– Я никогда этого не скрывал! Евгения Юрьевна, козыри просто липнут к моим рукам!

– Вы настолько откровенно бессовестны, что мне даже нечем вам возразить. Сдаюсь, – устала бороться Леднева и, подняв руки вверх, предрекла. – Но от этого похода ждите неприятностей.

– Ну, какие могут быть неприятности? – удивился Эдуард Андреевич. – Мы ведь от деревни и на пару километров не отошли! В любой момент вернуться можно.

Оптимистичный прогноз был нарушен ревом приближающихся моторов. Не прошло и трех минут, как дорогу городским туристам преградили пятеро парней на мотоциклах. Старший, сплюнув пыль, поднятую колесами, довольно нагло поинтересовался:

– И что за мелочь топчет нашу землю?

Девчонки охнули и попрятались за спины парней. Намереваясь начать мирные переговоры, Эдуард Андреевич выступил вперед, но его опередил Лихаманов:

– Рыжий! Ты в какое место глаза спрятал? К кому пристаешь?

Парень, который был рыжим не больше Лихаманова, тут же спустил пар.

– А-а! Гриня! Это ты городских на прогулку вывел? А мы-то думали, кто это рискнул, на ночь глядя? Что у костра пить будете? – задал абориген животрепещущий вопрос.

– Чай! – буркнул недовольный Лихаманов.

Рыжий поморщился:

– Тогда нам не по дороге!

И банда местных байкеров, дав газу, укатила дальше. Евгения Юрьевна шумно выдохнула:

– Я же говорила, что будут неприятности! Не пора ли нам вернуться?

– С этой мы неплохо справились, – констатировал Журавский с явным облегчением. – Григорий, тебе объявляется благодарность!

– Да чего там! – засмущался Лихаманов. – Это же был мой троюродный брат.


На поляне, которую Эдуард Андреевич еще пару дней назад присмотрел под место для привала, мальчишки сразу же принялись за разведение костра. Девчонки занялись разгрузкой рюкзаков с продуктами, приобретенными днем в деревенском магазине «для голодающих в пустынях африканцев», как пообещал продавщице Золотов.

До Африки провизия не доехала, ее земной путь закончился в супе, который Эдуард Андреевич с увлечением стряпал для своих питомцев. Очистив одну луковицу, Евгения Юрьевна порезала палец и теперь, вытянув ноги к костру, отдыхала от чуждой ей кулинарии.
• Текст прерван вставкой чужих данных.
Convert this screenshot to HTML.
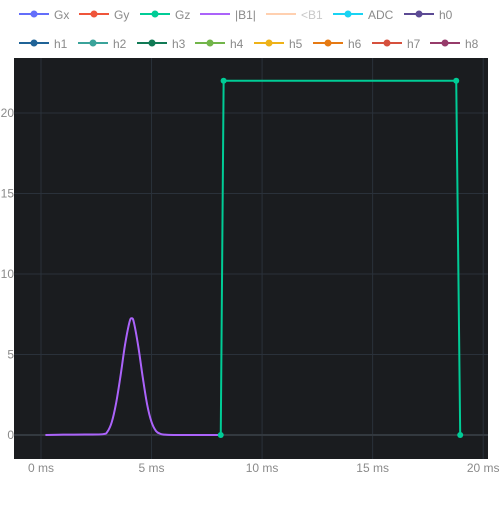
<!DOCTYPE html>
<html><head><meta charset="utf-8"><style>
body{margin:0;background:#fff;font-family:"Liberation Sans",sans-serif}
svg text{font-family:"Liberation Sans",sans-serif;font-size:12px;fill:#8a8a8a}
</style></head><body>
<svg id="c" width="500" height="500">
<rect x="14" y="58" width="474" height="401" fill="#1a1c1f"/>
<g id="grid"></g><g id="ticks"></g><g id="series"></g><g id="legend"></g>
</svg>
<script>
const gzTimes=[8.13,8.26,18.78,18.96];
const gzValues=[0,22,22,0];
const b1Times=[0.2,1,2,2.8,3.0,3.2,3.4,3.6,3.8,4.0,4.1,4.2,4.4,4.6,4.8,5.0,5.2,5.4,5.6,6,7,8.13];
const b1Values=[0,0.02,0.03,0.05,0.2,0.8,2.0,3.7,5.6,7.0,7.25,7.0,5.5,3.6,1.9,0.8,0.25,0.07,0.02,0,0,0];
const xTicks=[0,5,10,15,20];
const yTicks=[0,5,10,15,20];
const legendRow1=["Gx","Gy","Gz","|B1|","<B1","ADC","h0"];
const legendRow2=["h1","h2","h3","h4","h5","h6","h7","h8"];
const colors1=["#636efa","#ef553b","#00cc96","#ab63fa","#ffd0b0","#19d3f3","#5c4a94"];
const colors2=["#1f6397","#3aa39a","#117a55","#72b54a","#eeb218","#e67a13","#d6503d","#963b6a"];
const xs=t=>41+t*22.11, ys=v=>435-v*16.1;
const NS="http://www.w3.org/2000/svg";
function mk(tag,attrs,parent){const e=document.createElementNS(NS,tag);for(const k in attrs)e.setAttribute(k,attrs[k]);document.getElementById(parent).appendChild(e);return e;}
xTicks.forEach(t=>{
 const l=mk('line',{x1:xs(t),x2:xs(t),y1:58,y2:459,stroke:'#2a313a','stroke-width':1},'grid');
 
 
 const tx=mk('text',{x:xs(t),y:472,'text-anchor':'middle'},'ticks');tx.textContent=t+' ms';
 
 
});
yTicks.forEach(v=>{
 const l=mk('line',{x1:14,x2:488,y1:ys(v),y2:ys(v),stroke:v===0?'#33393f':'#2a313a','stroke-width':v===0?2:1},'grid');
 
 
 const tx=mk('text',{x:14,y:ys(v)+4,'text-anchor':'end'},'ticks');tx.textContent=v;
 
 
});
const P=b1Times.map((t,i)=>[xs(t),ys(b1Values[i])]);
let d='M'+P[0][0]+','+P[0][1];
for(let i=0;i<P.length-1;i++){const p0=P[Math.max(0,i-1)],p1=P[i],p2=P[i+1],p3=P[Math.min(P.length-1,i+2)];
 const c1=[p1[0]+(p2[0]-p0[0])/6,p1[1]+(p2[1]-p0[1])/6],c2=[p2[0]-(p3[0]-p1[0])/6,p2[1]-(p3[1]-p1[1])/6];
 d+=` C${c1[0]},${c1[1]} ${c2[0]},${c2[1]} ${p2[0]},${p2[1]}`;}
const b1=mk('path',{d:d,fill:'none',stroke:'#ab63fa','stroke-width':2,'stroke-linejoin':'round'},'series');


const gz=mk('polyline',{points:gzTimes.map((t,i)=>xs(t)+','+ys(gzValues[i])).join(' '),fill:'none',stroke:'#00cc96','stroke-width':2},'series');


gzTimes.forEach((t,i)=>{const c=mk('circle',{cx:xs(t),cy:ys(gzValues[i]),r:3,fill:'#00cc96'},'series');
 
 });
function legend(names,cols,starts,y){names.forEach((n,i)=>{const x=starts[i];
 const g=mk('g',{},'legend');
 
 
 const ln=document.createElementNS(NS,'line');[['x1',x],['x2',x+30],['y1',y],['y2',y],['stroke',cols[i]],['stroke-width',2]].forEach(a=>ln.setAttribute(a[0],a[1]));g.appendChild(ln);
 if(n!=="|B1|"&&n!=="<B1"){const c=document.createElementNS(NS,'circle');[['cx',x+15],['cy',y],['r',3.5],['fill',cols[i]]].forEach(a=>c.setAttribute(a[0],a[1]));g.appendChild(c);}
 const t=document.createElementNS(NS,'text');t.setAttribute('x',x+35);t.setAttribute('y',y+5);t.textContent=n;if(n==="<B1")t.setAttribute('style','fill:#c8c8c8');g.appendChild(t);});}
legend(legendRow1,colors1,[19,79,140,200,266,333,404],14);
legend(legendRow2,colors2,[19,78,137,195,254,313,372,430],43);
</script>
</body></html>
Когда суп перекочевал в желудки молодежи, вокруг разлилась атмосфера довольной сытости, и всех потянуло на подвиги.

– Сейчас спою! – решил вслух Эдуард Журавский и взял в руки гитару.

В течение часа он потчевал аудиторию походными песнями и туристическими байками, которых знал великое множество. Над страшными историями смеялись, серенадам подпевали. Совершенно неожиданно Евгения Юрьевна оказалась обладательницей бархатистого сопрано, и Журавский не удержался от комплимента:

– Женя, таким приятным голосом просто грех делать замечания и читать нотации. Лучше уж все время пой!

Леднева одарила его убийственным взглядом и, сбросив с колен собранные для нее цветы, отошла от костра.

– Промашка вышла, – прищелкнул языком Эдуард Андреевич и вручил Тимуру гитару вместе с советом. – Никогда так не делай!

Евгения стояла, прислонившись спиной к дереву, тень которого прятала ее от отблесков пламени. Не сумев разглядеть выражение ее лица, Журавский попытался обратить все в шутку:

– Простите, Евгения Юрьевна! Я – дурак. Поставьте мне двойку за поведение.

Она подняла руки к лицу и отвернулась к дереву. Всхлипывания. Плечи вздрагивают. Она плачет! Господи, да он и вправду идиот! Ведь придумал весь этот поход, чтобы создать романтическую обстановку. Хотел сказать ей, что любит. Да, черт возьми! Любит он ее, глупо дальше тянуть с объяснениями! Еще ни одной девушке он не посвящал целый год своей жизни! И все это при том, что они еще ни разу не переспали, вот парадокс-то! Он и сейчас ее хочет… Ну, не прямо сейчас… Он хочет ее насовсем, на всю жизнь, навсегда.